[BEGIN]

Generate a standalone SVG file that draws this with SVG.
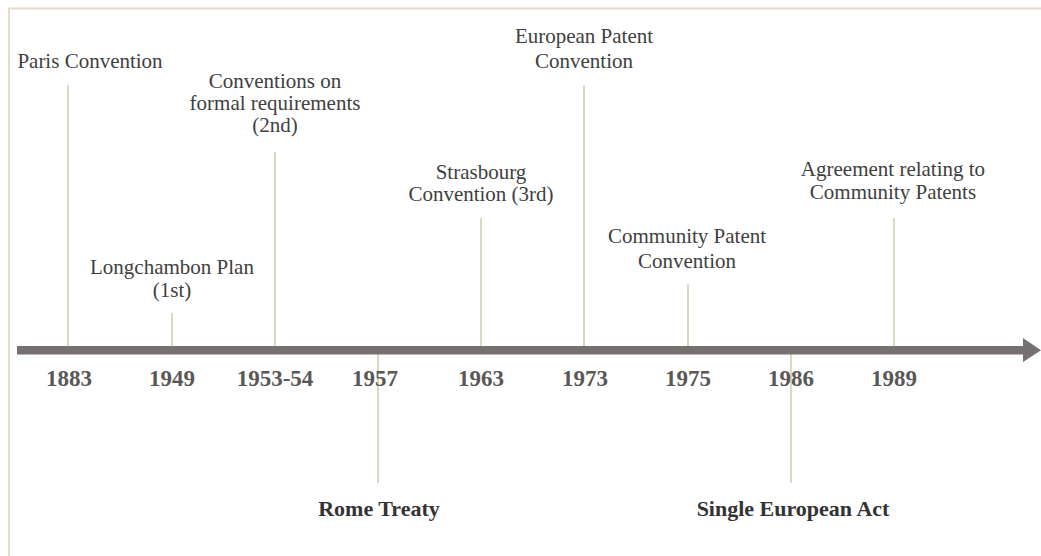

[END]
[BEGIN]

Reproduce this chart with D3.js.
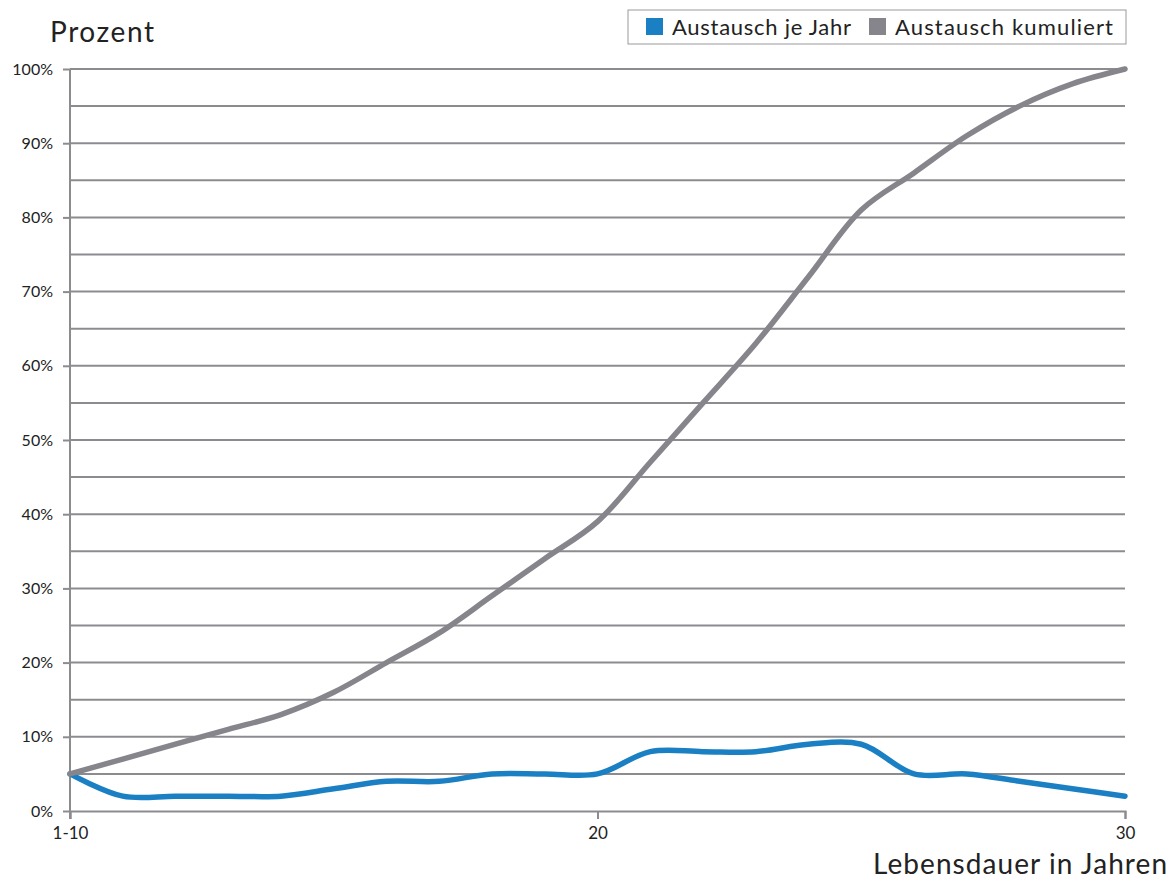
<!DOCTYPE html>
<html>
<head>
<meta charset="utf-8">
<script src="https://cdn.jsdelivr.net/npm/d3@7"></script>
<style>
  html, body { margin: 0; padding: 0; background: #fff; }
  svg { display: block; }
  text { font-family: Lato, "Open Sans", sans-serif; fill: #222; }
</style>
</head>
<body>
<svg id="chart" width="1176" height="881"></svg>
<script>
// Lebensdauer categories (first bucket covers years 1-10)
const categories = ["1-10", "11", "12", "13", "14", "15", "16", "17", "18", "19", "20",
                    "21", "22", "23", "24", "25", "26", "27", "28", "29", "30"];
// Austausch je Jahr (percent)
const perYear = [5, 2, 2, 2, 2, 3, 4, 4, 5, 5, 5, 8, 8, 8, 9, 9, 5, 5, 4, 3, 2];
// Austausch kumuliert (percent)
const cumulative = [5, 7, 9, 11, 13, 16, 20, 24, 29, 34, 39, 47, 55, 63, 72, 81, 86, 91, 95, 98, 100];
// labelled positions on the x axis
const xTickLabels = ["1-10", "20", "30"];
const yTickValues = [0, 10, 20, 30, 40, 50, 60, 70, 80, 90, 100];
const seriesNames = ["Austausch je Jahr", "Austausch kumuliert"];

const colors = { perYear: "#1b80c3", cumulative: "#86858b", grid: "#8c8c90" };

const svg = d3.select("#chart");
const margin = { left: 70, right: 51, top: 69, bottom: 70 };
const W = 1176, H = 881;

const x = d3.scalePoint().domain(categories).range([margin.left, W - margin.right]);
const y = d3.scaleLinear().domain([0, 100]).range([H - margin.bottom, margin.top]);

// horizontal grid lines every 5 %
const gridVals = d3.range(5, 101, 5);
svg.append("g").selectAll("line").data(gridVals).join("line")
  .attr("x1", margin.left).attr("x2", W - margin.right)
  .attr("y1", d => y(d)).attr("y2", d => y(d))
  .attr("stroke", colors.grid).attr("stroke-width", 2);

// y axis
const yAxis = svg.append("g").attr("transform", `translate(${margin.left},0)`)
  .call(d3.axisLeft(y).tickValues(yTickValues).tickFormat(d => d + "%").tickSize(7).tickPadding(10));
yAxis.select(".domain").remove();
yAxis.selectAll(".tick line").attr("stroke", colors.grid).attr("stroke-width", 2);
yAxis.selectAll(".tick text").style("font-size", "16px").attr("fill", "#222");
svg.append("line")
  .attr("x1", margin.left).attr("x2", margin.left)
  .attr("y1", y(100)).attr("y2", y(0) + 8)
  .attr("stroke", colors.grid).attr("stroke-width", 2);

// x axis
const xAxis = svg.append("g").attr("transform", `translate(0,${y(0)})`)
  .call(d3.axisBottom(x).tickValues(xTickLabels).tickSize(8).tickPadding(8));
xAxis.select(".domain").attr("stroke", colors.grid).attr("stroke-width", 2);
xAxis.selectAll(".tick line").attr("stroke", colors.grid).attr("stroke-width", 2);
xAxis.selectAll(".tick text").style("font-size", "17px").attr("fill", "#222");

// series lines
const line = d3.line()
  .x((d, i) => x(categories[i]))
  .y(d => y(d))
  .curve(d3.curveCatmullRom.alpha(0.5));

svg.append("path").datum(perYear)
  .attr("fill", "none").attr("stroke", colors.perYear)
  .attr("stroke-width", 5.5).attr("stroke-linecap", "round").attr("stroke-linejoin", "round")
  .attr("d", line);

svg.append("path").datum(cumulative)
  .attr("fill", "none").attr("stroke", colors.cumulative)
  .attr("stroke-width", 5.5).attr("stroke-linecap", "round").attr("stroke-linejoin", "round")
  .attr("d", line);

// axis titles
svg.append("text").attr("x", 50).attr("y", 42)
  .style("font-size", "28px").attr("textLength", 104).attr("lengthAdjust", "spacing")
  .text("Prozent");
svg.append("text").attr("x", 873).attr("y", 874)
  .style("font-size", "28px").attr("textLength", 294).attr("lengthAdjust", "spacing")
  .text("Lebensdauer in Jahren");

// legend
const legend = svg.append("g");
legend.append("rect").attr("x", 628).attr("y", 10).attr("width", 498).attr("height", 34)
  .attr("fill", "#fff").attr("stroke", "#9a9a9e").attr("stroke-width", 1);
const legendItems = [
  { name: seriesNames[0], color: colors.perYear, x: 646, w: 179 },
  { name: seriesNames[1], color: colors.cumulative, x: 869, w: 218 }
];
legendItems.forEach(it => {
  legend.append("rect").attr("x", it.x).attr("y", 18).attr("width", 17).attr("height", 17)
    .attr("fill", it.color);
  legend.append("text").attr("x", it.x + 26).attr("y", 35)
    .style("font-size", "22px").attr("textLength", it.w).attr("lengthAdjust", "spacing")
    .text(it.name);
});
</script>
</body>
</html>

[END]

§ **Exercise details**
Show all lines above holding "this".

§ **Task output**
Generate a standalone SVG file that draws this with SVG.
Reproduce this chart with D3.js.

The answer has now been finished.